*EXERCISE*: Give a verbatim copy of the lines below, minus the pictures.
___ SOURCE MATERIAL ___
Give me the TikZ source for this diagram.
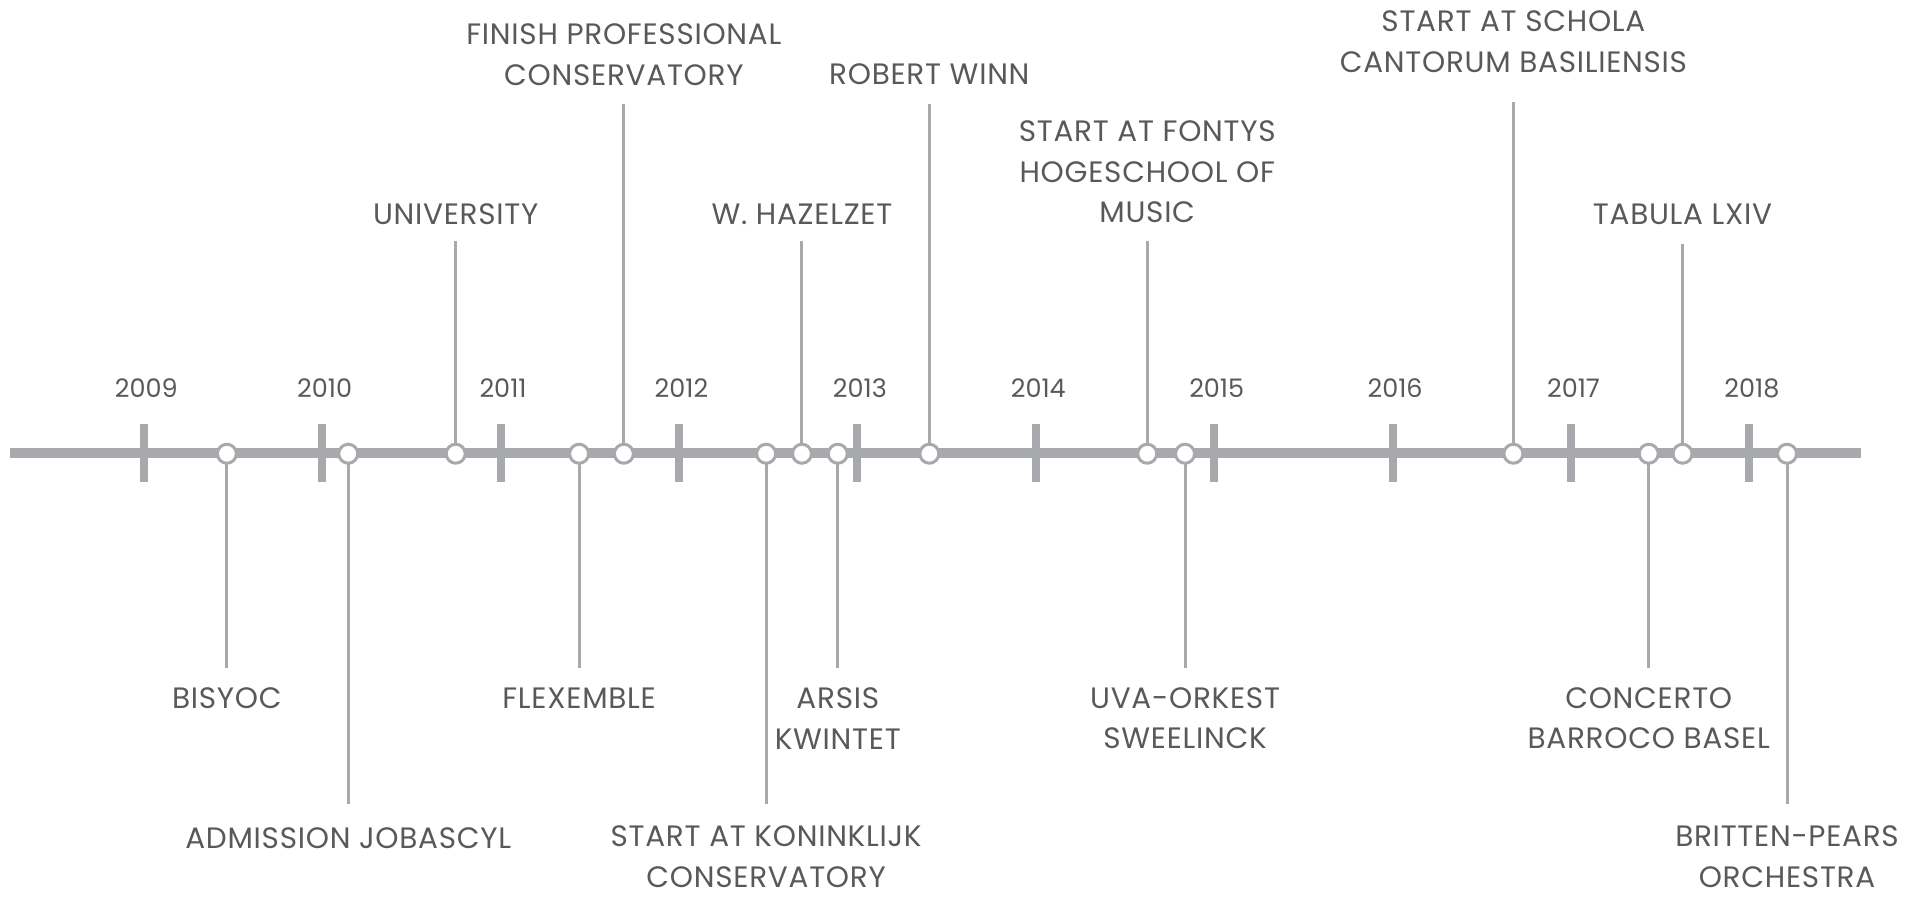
\documentclass[tikz,border=0pt]{standalone}
\usepackage{fontspec}
\setmainfont{Poppins}
\usepackage{tikz}
\usetikzlibrary{shapes,arrows}

\definecolor{axisgray}{HTML}{A7A9AC}
\definecolor{textgray}{HTML}{58595B}

\tikzset{
  axis/.style={draw=axisgray, line width=10pt},
  tickmark/.style={fill=axisgray, inner sep=0pt, minimum width=8pt, minimum height=58pt},
  yearlbl/.style={text=textgray, font=\fontsize{25.5}{30}\selectfont},
  dot/.style={circle, draw=axisgray, fill=white, line width=3pt, inner sep=0pt, minimum size=19pt},
  stem/.style={draw=axisgray, line width=3pt},
  evlbl/.style={text=textgray, align=center, inner sep=0pt, font=\fontsize{29.5}{40.5}\selectfont\addfontfeature{LetterSpace=2.5}}
}

\begin{document}
\begin{tikzpicture}[x=0.995pt, y=0.995pt]
  \useasboundingbox (0,0) rectangle (1919.6,-901.5);
  % time axis
  \coordinate (start) at (10,-455);
  \coordinate (end) at (1870,-455);
  \draw[axis] (start) -- (end);
  \node[tickmark] (t2009) at (144.5,-455) {};
  \node[tickmark] (t2010) at (323.8,-455) {};
  \node[tickmark] (t2011) at (503.1,-455) {};
  \node[tickmark] (t2012) at (682.4,-455) {};
  \node[tickmark] (t2013) at (861.7,-455) {};
  \node[tickmark] (t2014) at (1041,-455) {};
  \node[tickmark] (t2015) at (1220.3,-455) {};
  \node[tickmark] (t2016) at (1399.6,-455) {};
  \node[tickmark] (t2017) at (1578.9,-455) {};
  \node[tickmark] (t2018) at (1758.2,-455) {};
  \node[yearlbl] (y2009) at (147,-390) {2009};
  \node[yearlbl] (y2010) at (326.3,-390) {2010};
  \node[yearlbl] (y2011) at (505.6,-390) {2011};
  \node[yearlbl] (y2012) at (684.9,-390) {2012};
  \node[yearlbl] (y2013) at (864.2,-390) {2013};
  \node[yearlbl] (y2014) at (1043.5,-390) {2014};
  \node[yearlbl] (y2015) at (1222.8,-390) {2015};
  \node[yearlbl] (y2016) at (1402.1,-390) {2016};
  \node[yearlbl] (y2017) at (1581.4,-390) {2017};
  \node[yearlbl] (y2018) at (1760.7,-390) {2018};

  % events below the axis
  \coordinate (bisyocE) at (228,-671);
  \coordinate (jobascylE) at (350,-808);
  \coordinate (flexembleE) at (582,-671);
  \coordinate (koninklijkE) at (770,-808);
  \coordinate (arsisE) at (842,-671);
  \coordinate (uvaE) at (1191,-671);
  \coordinate (concertoE) at (1657,-671);
  \coordinate (brittenE) at (1796,-808);
  \node[evlbl] (bisyocL) at (228,-702) {BISYOC};
  \node[evlbl] (jobascylL) at (350,-842) {ADMISSION JOBASCYL};
  \node[evlbl] (flexembleL) at (582,-702) {FLEXEMBLE};
  \node[evlbl] (koninklijkL) at (770,-861) {START AT KONINKLIJK\\CONSERVATORY};
  \node[evlbl] (arsisL) at (842,-722) {ARSIS\\KWINTET};
  \node[evlbl] (uvaL) at (1191,-722) {UVA-ORKEST\\SWEELINCK};
  \node[evlbl] (concertoL) at (1657,-722) {CONCERTO\\BARROCO BASEL};
  \node[evlbl] (brittenL) at (1796,-861) {BRITTEN-PEARS\\ORCHESTRA};

  % events above the axis
  \coordinate (universityE) at (458,-242);
  \coordinate (finishE) at (627,-105);
  \coordinate (hazelzetE) at (806,-242);
  \coordinate (winnE) at (934,-105);
  \coordinate (fontysE) at (1153,-242);
  \coordinate (scholaE) at (1521,-103);
  \coordinate (tabulaE) at (1691,-245);
  \node[evlbl] (universityL) at (458,-215) {UNIVERSITY};
  \node[evlbl] (finishL) at (627,-55) {FINISH PROFESSIONAL\\CONSERVATORY};
  \node[evlbl] (hazelzetL) at (806,-215) {W. HAZELZET};
  \node[evlbl] (winnL) at (934,-75) {ROBERT WINN};
  \node[evlbl] (fontysL) at (1153,-173) {START AT FONTYS\\HOGESCHOOL OF\\MUSIC};
  \node[evlbl] (scholaL) at (1521,-42) {START AT SCHOLA\\CANTORUM BASILIENSIS};
  \node[evlbl] (tabulaL) at (1691,-215) {TABULA LXIV};

  % stems first, then the dots on top
  \draw[stem] (228,-455) -- (bisyocE);
  \draw[stem] (350,-455) -- (jobascylE);
  \draw[stem] (582,-455) -- (flexembleE);
  \draw[stem] (770,-455) -- (koninklijkE);
  \draw[stem] (842,-455) -- (arsisE);
  \draw[stem] (1191,-455) -- (uvaE);
  \draw[stem] (1657,-455) -- (concertoE);
  \draw[stem] (1796,-455) -- (brittenE);
  \draw[stem] (458,-455) -- (universityE);
  \draw[stem] (627,-455) -- (finishE);
  \draw[stem] (806,-455) -- (hazelzetE);
  \draw[stem] (934,-455) -- (winnE);
  \draw[stem] (1153,-455) -- (fontysE);
  \draw[stem] (1521,-455) -- (scholaE);
  \draw[stem] (1691,-455) -- (tabulaE);
  \node[dot] (bisyoc) at (228,-456) {};
  \node[dot] (jobascyl) at (350,-456) {};
  \node[dot] (university) at (458,-456) {};
  \node[dot] (flexemble) at (582,-456) {};
  \node[dot] (finish) at (627,-456) {};
  \node[dot] (koninklijk) at (770,-456) {};
  \node[dot] (hazelzet) at (806,-456) {};
  \node[dot] (arsis) at (842,-456) {};
  \node[dot] (winn) at (934,-456) {};
  \node[dot] (fontys) at (1153,-456) {};
  \node[dot] (uva) at (1191,-456) {};
  \node[dot] (schola) at (1521,-456) {};
  \node[dot] (concerto) at (1657,-456) {};
  \node[dot] (tabula) at (1691,-456) {};
  \node[dot] (britten) at (1796,-456) {};
\end{tikzpicture}
\end{document}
___
*SOLUTION TO THIS TASK*:
Give me the TikZ source for this diagram.
\documentclass[tikz,border=0pt]{standalone}
\usepackage{fontspec}
\setmainfont{Poppins}
\usepackage{tikz}
\usetikzlibrary{shapes,arrows}

\definecolor{axisgray}{HTML}{A7A9AC}
\definecolor{textgray}{HTML}{58595B}

\tikzset{
  axis/.style={draw=axisgray, line width=10pt},
  tickmark/.style={fill=axisgray, inner sep=0pt, minimum width=8pt, minimum height=58pt},
  yearlbl/.style={text=textgray, font=\fontsize{25.5}{30}\selectfont},
  dot/.style={circle, draw=axisgray, fill=white, line width=3pt, inner sep=0pt, minimum size=19pt},
  stem/.style={draw=axisgray, line width=3pt},
  evlbl/.style={text=textgray, align=center, inner sep=0pt, font=\fontsize{29.5}{40.5}\selectfont\addfontfeature{LetterSpace=2.5}}
}

\begin{document}
\begin{tikzpicture}[x=0.995pt, y=0.995pt]
  \useasboundingbox (0,0) rectangle (1919.6,-901.5);
  % time axis
  \coordinate (start) at (10,-455);
  \coordinate (end) at (1870,-455);
  \draw[axis] (start) -- (end);
  \node[tickmark] (t2009) at (144.5,-455) {};
  \node[tickmark] (t2010) at (323.8,-455) {};
  \node[tickmark] (t2011) at (503.1,-455) {};
  \node[tickmark] (t2012) at (682.4,-455) {};
  \node[tickmark] (t2013) at (861.7,-455) {};
  \node[tickmark] (t2014) at (1041,-455) {};
  \node[tickmark] (t2015) at (1220.3,-455) {};
  \node[tickmark] (t2016) at (1399.6,-455) {};
  \node[tickmark] (t2017) at (1578.9,-455) {};
  \node[tickmark] (t2018) at (1758.2,-455) {};
  \node[yearlbl] (y2009) at (147,-390) {2009};
  \node[yearlbl] (y2010) at (326.3,-390) {2010};
  \node[yearlbl] (y2011) at (505.6,-390) {2011};
  \node[yearlbl] (y2012) at (684.9,-390) {2012};
  \node[yearlbl] (y2013) at (864.2,-390) {2013};
  \node[yearlbl] (y2014) at (1043.5,-390) {2014};
  \node[yearlbl] (y2015) at (1222.8,-390) {2015};
  \node[yearlbl] (y2016) at (1402.1,-390) {2016};
  \node[yearlbl] (y2017) at (1581.4,-390) {2017};
  \node[yearlbl] (y2018) at (1760.7,-390) {2018};

  % events below the axis
  \coordinate (bisyocE) at (228,-671);
  \coordinate (jobascylE) at (350,-808);
  \coordinate (flexembleE) at (582,-671);
  \coordinate (koninklijkE) at (770,-808);
  \coordinate (arsisE) at (842,-671);
  \coordinate (uvaE) at (1191,-671);
  \coordinate (concertoE) at (1657,-671);
  \coordinate (brittenE) at (1796,-808);
  \node[evlbl] (bisyocL) at (228,-702) {BISYOC};
  \node[evlbl] (jobascylL) at (350,-842) {ADMISSION JOBASCYL};
  \node[evlbl] (flexembleL) at (582,-702) {FLEXEMBLE};
  \node[evlbl] (koninklijkL) at (770,-861) {START AT KONINKLIJK\\CONSERVATORY};
  \node[evlbl] (arsisL) at (842,-722) {ARSIS\\KWINTET};
  \node[evlbl] (uvaL) at (1191,-722) {UVA-ORKEST\\SWEELINCK};
  \node[evlbl] (concertoL) at (1657,-722) {CONCERTO\\BARROCO BASEL};
  \node[evlbl] (brittenL) at (1796,-861) {BRITTEN-PEARS\\ORCHESTRA};

  % events above the axis
  \coordinate (universityE) at (458,-242);
  \coordinate (finishE) at (627,-105);
  \coordinate (hazelzetE) at (806,-242);
  \coordinate (winnE) at (934,-105);
  \coordinate (fontysE) at (1153,-242);
  \coordinate (scholaE) at (1521,-103);
  \coordinate (tabulaE) at (1691,-245);
  \node[evlbl] (universityL) at (458,-215) {UNIVERSITY};
  \node[evlbl] (finishL) at (627,-55) {FINISH PROFESSIONAL\\CONSERVATORY};
  \node[evlbl] (hazelzetL) at (806,-215) {W. HAZELZET};
  \node[evlbl] (winnL) at (934,-75) {ROBERT WINN};
  \node[evlbl] (fontysL) at (1153,-173) {START AT FONTYS\\HOGESCHOOL OF\\MUSIC};
  \node[evlbl] (scholaL) at (1521,-42) {START AT SCHOLA\\CANTORUM BASILIENSIS};
  \node[evlbl] (tabulaL) at (1691,-215) {TABULA LXIV};

  % stems first, then the dots on top
  \draw[stem] (228,-455) -- (bisyocE);
  \draw[stem] (350,-455) -- (jobascylE);
  \draw[stem] (582,-455) -- (flexembleE);
  \draw[stem] (770,-455) -- (koninklijkE);
  \draw[stem] (842,-455) -- (arsisE);
  \draw[stem] (1191,-455) -- (uvaE);
  \draw[stem] (1657,-455) -- (concertoE);
  \draw[stem] (1796,-455) -- (brittenE);
  \draw[stem] (458,-455) -- (universityE);
  \draw[stem] (627,-455) -- (finishE);
  \draw[stem] (806,-455) -- (hazelzetE);
  \draw[stem] (934,-455) -- (winnE);
  \draw[stem] (1153,-455) -- (fontysE);
  \draw[stem] (1521,-455) -- (scholaE);
  \draw[stem] (1691,-455) -- (tabulaE);
  \node[dot] (bisyoc) at (228,-456) {};
  \node[dot] (jobascyl) at (350,-456) {};
  \node[dot] (university) at (458,-456) {};
  \node[dot] (flexemble) at (582,-456) {};
  \node[dot] (finish) at (627,-456) {};
  \node[dot] (koninklijk) at (770,-456) {};
  \node[dot] (hazelzet) at (806,-456) {};
  \node[dot] (arsis) at (842,-456) {};
  \node[dot] (winn) at (934,-456) {};
  \node[dot] (fontys) at (1153,-456) {};
  \node[dot] (uva) at (1191,-456) {};
  \node[dot] (schola) at (1521,-456) {};
  \node[dot] (concerto) at (1657,-456) {};
  \node[dot] (tabula) at (1691,-456) {};
  \node[dot] (britten) at (1796,-456) {};
\end{tikzpicture}
\end{document}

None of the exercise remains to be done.